## SET TASK:
Search the records that follow and extract every line containing the string "this".

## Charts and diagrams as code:
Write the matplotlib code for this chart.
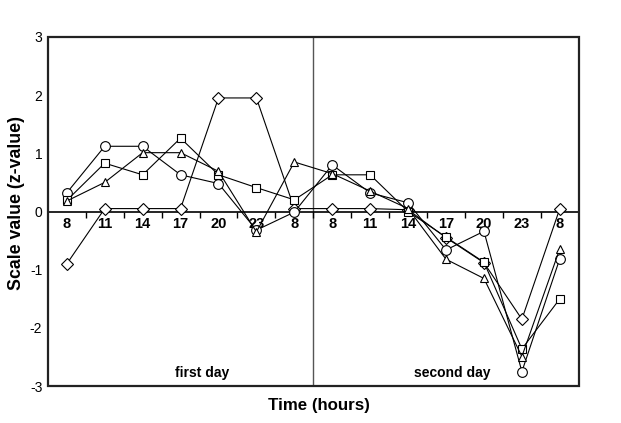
import matplotlib
matplotlib.use("Agg")
import matplotlib.pyplot as plt
from matplotlib.patches import Rectangle

plt.rcParams['font.family'] = ['Liberation Sans', 'DejaVu Sans']
plt.rcParams['axes.unicode_minus'] = False

# time points: first day 8..8, second day 8..8
hours = ["8", "11", "14", "17", "20", "23", "8", "8", "11", "14", "17", "20", "23", "8"]

diamond = [-0.90, 0.05, 0.05, 0.05, 1.95, 1.95, 0.05,
           0.05, 0.05, 0.03, -0.45, -0.88, -1.85, 0.05]
circle = [0.32, 1.12, 1.12, 0.63, 0.48, -0.32, -0.01,
          0.80, 0.32, 0.15, -0.66, -0.34, -2.75, -0.81]
square = [0.19, 0.83, 0.63, 1.26, 0.63, 0.41, 0.20,
          0.63, 0.63, 0.00, -0.44, -0.87, -2.36, -1.50]
triangle = [0.18, 0.50, 1.01, 1.01, 0.69, -0.35, 0.85,
            0.65, 0.35, 0.05, -0.82, -1.15, -2.49, -0.64]

x = list(range(len(hours)))

fig = plt.figure(figsize=(6.21, 4.23), dpi=100)
ax = fig.add_axes([0.077, 0.087, 0.855, 0.826])

series = [(diamond, 'D', 6), (circle, 'o', 7), (square, 's', 5.5), (triangle, '^', 5.5)]
for vals, mk, ms in series:
    ax.plot(x, vals, color='black', lw=0.8, marker=mk, ms=ms,
            mfc='white', mec='black', mew=0.8, zorder=5)

ax.set_xlim(-0.5, 13.5)
ax.set_ylim(-3, 3)

# x axis sits on the zero line, ticks between the hours
ax.spines['bottom'].set_position(('data', 0))
ax.spines['bottom'].set_linewidth(1.2)
for s in ['top', 'left', 'right']:
    ax.spines[s].set_linewidth(1.2)
ax.add_patch(Rectangle((0, 0), 1, 1, transform=ax.transAxes, fill=False,
                       lw=1.6, ec='#222222', clip_on=False, zorder=10))

ax.set_xticks([i + 0.5 for i in range(13)])
ax.set_xticklabels([])
ax.tick_params(axis='x', which='major', direction='out', length=4, width=1)
ax.set_xticks(x, minor=True)
ax.set_xticklabels(hours, minor=True, fontweight='bold', fontsize=10.5)
ax.tick_params(axis='x', which='minor', length=0, pad=4)

ax.set_yticks([-3, -2, -1, 0, 1, 2, 3])
ax.tick_params(axis='y', length=0, labelsize=10, pad=4)

ax.axvline(6.5, color='#555555', lw=1.0, zorder=1)

ax.text(3.57, -2.77, "first day", ha='center', va='center',
        fontweight='bold', fontsize=10)
ax.text(10.17, -2.77, "second day", ha='center', va='center',
        fontweight='bold', fontsize=10)

fig.text(0.027, 0.52, "Scale value (z-value)", rotation=90, ha='center', va='center',
         fontweight='bold', fontsize=12.8)
fig.text(0.514, 0.0425, "Time (hours)", ha='center', va='center',
         fontweight='bold', fontsize=12.2)

fig.savefig("out.png", dpi=100)
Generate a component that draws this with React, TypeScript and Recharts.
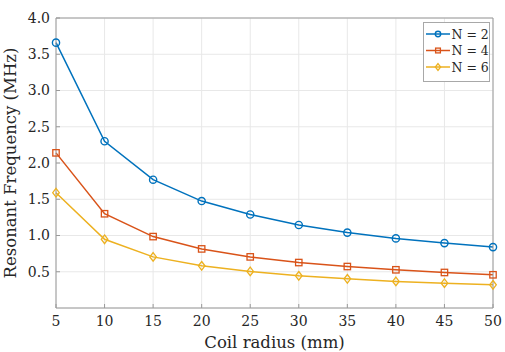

## THE COMPLETED TASK:
Write the matplotlib code for this chart.
Generate a component that draws this with React, TypeScript and Recharts.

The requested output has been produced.